Urinary tract infections (UTIs) are an aggravation at any age, but they’re most common in older women. For senior women, UTIs can cause serious health problems and may not come with the usual symptoms.
At Alpenglow Gynecology, we help patients of all ages in Littleton, Colorado, treat the uncomfortable symptoms associated with UTIs. Rickie Guida, WHNP-BC and our entire care team are committed to helping older women understand and treat UTIs before they cause lasting damage. We offer a comprehensive line of women’s health services to help you feel your best at every age.
What is a urinary tract infection?
A urinary tract infection, or UTI, is the condition that results when an infection occurs in any part of your urinary system. Although they’re frequently referred to as bladder infections, UTIs can also occur in other parts of the urinary system, like the kidneys or urethra.
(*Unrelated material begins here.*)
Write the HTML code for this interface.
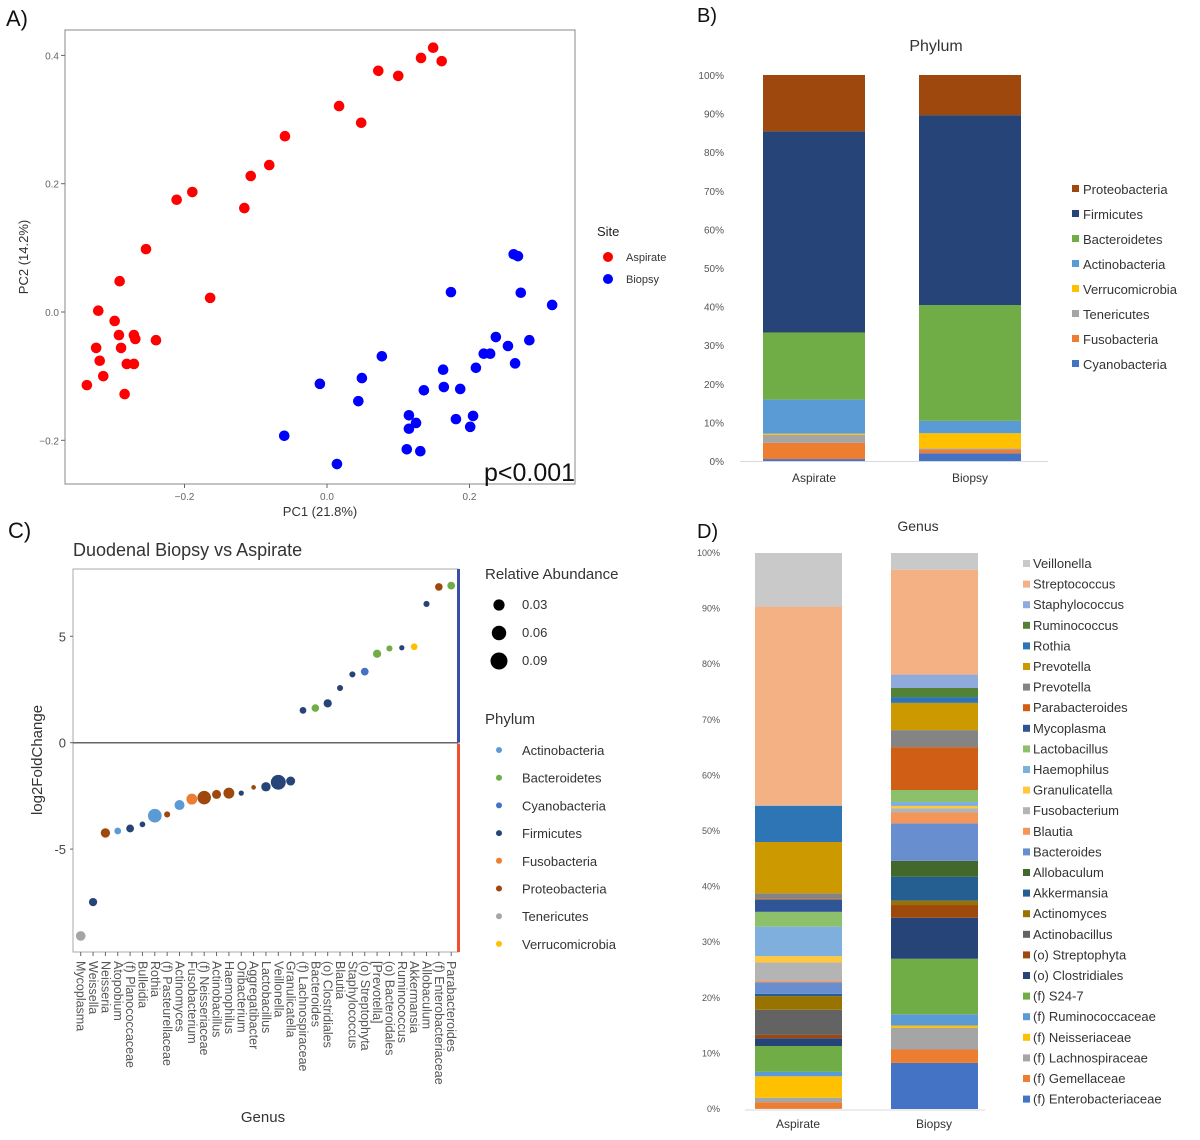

General symptoms of a UTI include:
- Frequent urination
- Burning sensation while urinating
- Cloudy, dark, or bloody urine
- Pain or pressure in the lower abdomen
- Fever, nausea, or vomiting
- Urine with a strange or strong odor
- Feeling like you still need to go after urinating
It’s important to seek care soon if you suspect you might have a UTI. Although most patients respond well to early treatment, untreated UTIs can cause significant health complications, including kidney infections, permanent damage to your kidneys, and sepsis.
Why do older women get recurrent UTIs?
Urinary tract infections are most common in older women for two reasons. First, women are generally more likely to get a UTI because of the physical structure of their urinary tract. The female anatomy includes a shorter urethra than men. This means bacteria only needs to travel a short distance to reach deeper into the urinary tract. It is also easier for bacteria from the rectum or from intercourse to travel to the vagina and urethra.
Second, as women’s bodies go through menopause, the major hormonal shifts lead to changes in the urinary tract. Post-menopausal women may not have the right pH balance in their vagina. When your system is out of balance, it makes you more susceptible to infections in your urinary tract.
Are UTIs the same in older women as younger women?
Although women can get UTIs at any age, they can affect older women differently. UTI symptoms can be different or more severe in older women. Sometimes older women can have a UTI and be asymptomatic.
In addition to the general symptoms listed above, older women should be aware of these additional symptoms:
- Delirium or hallucination
- Confusion or slow thinking
- Agitation and restlessness
- Social withdrawal
Older women are also more likely to have an underlying medical condition that’s triggering their recurrent UTIs or causing UTI-like symptoms. For example, pelvic organ prolapse can cause symptoms that are very similar to UTIs, such as a frequent urge to urinate or pain and pressure in the lower abdomen.
Since these conditions can’t be treated with the antibiotics often prescribed for UTIs, it’s important to have a comprehensive medical exam. At Alpenglow Gynecology, we rule out underlying causes or conditions that may be causing your UTI symptoms.
What can I do to prevent recurrent UTIs?
The majority of UTIs, about 90%, are caused by E. coli, a bacteria that naturally occurs in your intestines where it’s helpful. When this bacteria comes in contact with your urinary tract system, however, it can be harmful and lead to a UTI.
For most people, simple hygiene and lifestyle changes can help prevent recurrent UTIs. To help stop a UTI before it starts, try implementing these tips:
- Avoid spreading E. coli by washing your genitals with warm water and mild soap before and after sex.
- Drink plenty of fluids to flush out any wandering bacteria from the urinary system.
- Be sure to urinate after having sex to keep bacteria from lingering in the urethra.
- When you feel the urge to urinate, go — postponing urination increases your risk of developing a UTI.
- Be sure to wipe from front to back to avoid spreading E. coli to the vagina.